Sunday, June 01, 2008

Capital adequacy ratio of 170%

Dear Mr Tan
I do not understand why Income change its policy?

1) Does it mean they are not making enough to pay like the old system?

2) Is it still safe to buy insurance from Income which I am consider Growth plan despite the bonus change which is lower in return? I read Saturday May 31st in Straits Times reported that such scheme was to improve Income solvency position. Will they go burst for year to come?

3) If there have decided to change the bonus plan. Why not take effect from 1 June 2008 after the AGM instead of from year 1993 which is not fair for those who bought during that year onwards. A vote for this to all policyholder to decide.

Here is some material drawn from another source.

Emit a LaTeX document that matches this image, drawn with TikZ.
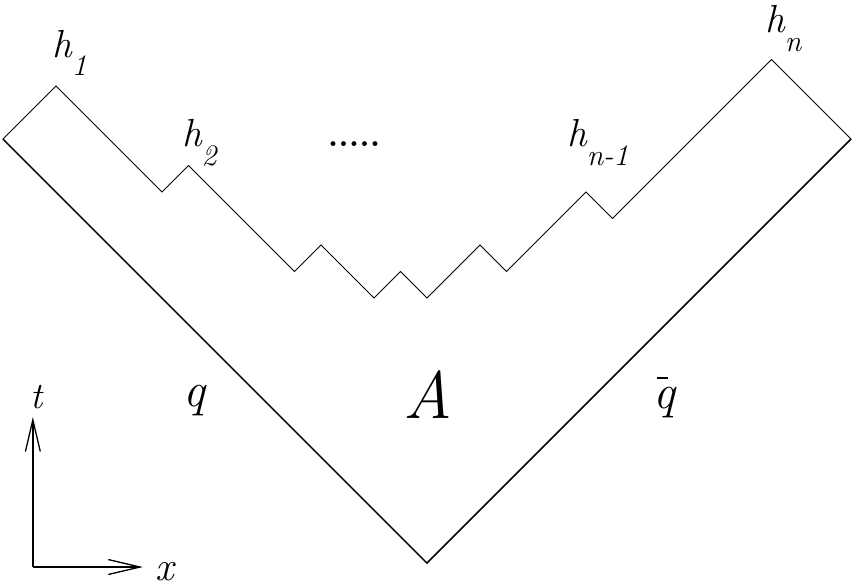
\documentclass[tikz,border=0pt]{standalone}
\usetikzlibrary{arrows.meta}
\newcommand\hsub[1]{\raisebox{-10pt}{\fontsize{16}{16}\selectfont #1}}
\tikzset{
  lbl/.style={inner sep=0pt, anchor=base west},
  outer/.style={line width=0.8pt},
  jag/.style={line width=0.45pt, line join=miter},
  axis/.style={line width=0.7pt, -{Straight Barb[length=17pt,width=8pt]}}
}
\begin{document}
\begin{tikzpicture}[x=0.5cm,y=0.5cm]
                \useasboundingbox (-16.11,-0.868) rectangle (16.15,21.245);
                %\draw[help lines] (-16,0) grid (16,20);
                \draw (0,0) coordinate(bot);
                \draw (-16,16) coordinate(lc);
                \draw (16,16) coordinate(rc);
                \draw (-14,18) coordinate(p1);
                \draw (-9,15) coordinate(p2);
                \draw (6,14) coordinate(pm);
                \draw (13,19) coordinate(pn);
                \draw[outer] (lc) -- (bot) -- (rc);
                \draw[jag] (lc) -- (p1) -- (-10,14) -- (p2) -- (-5,11) -- (-4,12) -- (-2,10) -- (-1,11)
                  -- (0,10) -- (2,12) -- (3,11) -- (pm) -- (7,13) -- (pn) -- (rc);
                \node[lbl, font=\itshape\fontsize{21}{21}\selectfont] (h1) at (-14.15,19.09) {h\hsub{1}};
                \node[lbl, font=\itshape\fontsize{21}{21}\selectfont] (h2) at (-9.25,15.70) {h\hsub{2}};
                \node[lbl, font=\bfseries\fontsize{18}{18}\selectfont] (dots) at (-3.75,15.70) {.....};
                \node[lbl, font=\itshape\fontsize{21}{21}\selectfont] (hm) at (5.28,15.70) {h\hsub{n-1}};
                \node[lbl, font=\itshape\fontsize{21}{21}\selectfont] (hn) at (12.75,20.0) {h\hsub{n}};
                \node[lbl, font=\itshape\fontsize{26}{26}\selectfont] (q) at (-9.21,5.89) {q};
                \node[lbl, anchor=base, font=\itshape\fontsize{36}{36}\selectfont] (amp) at (0.04,5.47) {A};
                \node[lbl, font=\itshape\fontsize{26}{26}\selectfont] (qb) at (8.53,5.85)
                  {\rlap{\hspace{2pt}\raisebox{15.6pt}{\rule{6pt}{0.9pt}}}q};
                % axes
                \draw (-14.87,-0.15) coordinate(o);
                \draw (-14.87,5.51) coordinate(tend);
                \draw (-10.72,-0.15) coordinate(xend);
                \draw[axis] (o) -- (tend);
                \draw[axis] (o) -- (xend);
                \node[lbl, font=\itshape\fontsize{20}{20}\selectfont] (t) at (-14.98,5.85) {t};
                \node[lbl, font=\itshape\fontsize{22}{22}\selectfont] (x) at (-10.26,-0.66) {x};
\end{tikzpicture}
\end{document}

4) Yearly AGM, should they declare the special bonus that is put aside at Income but is not payable. This will give policyholder a peace of mind when their policy is due for payment as a form of some guarantee.
JT


REPLY
Income is still financially strong with a capital adequacy ratio of 170% (2006), compared to a minimum of 120%. It is quite safe to invest with Income, from this standpoint.

I hope that they will be able to earn a good yield in the future, and distribute it to the policyholders. The chairman had made a statement that the board is committed to give the best value to the policyholders. I hope that this means that the policyholder will get a better yield, compared to similar policies in the market.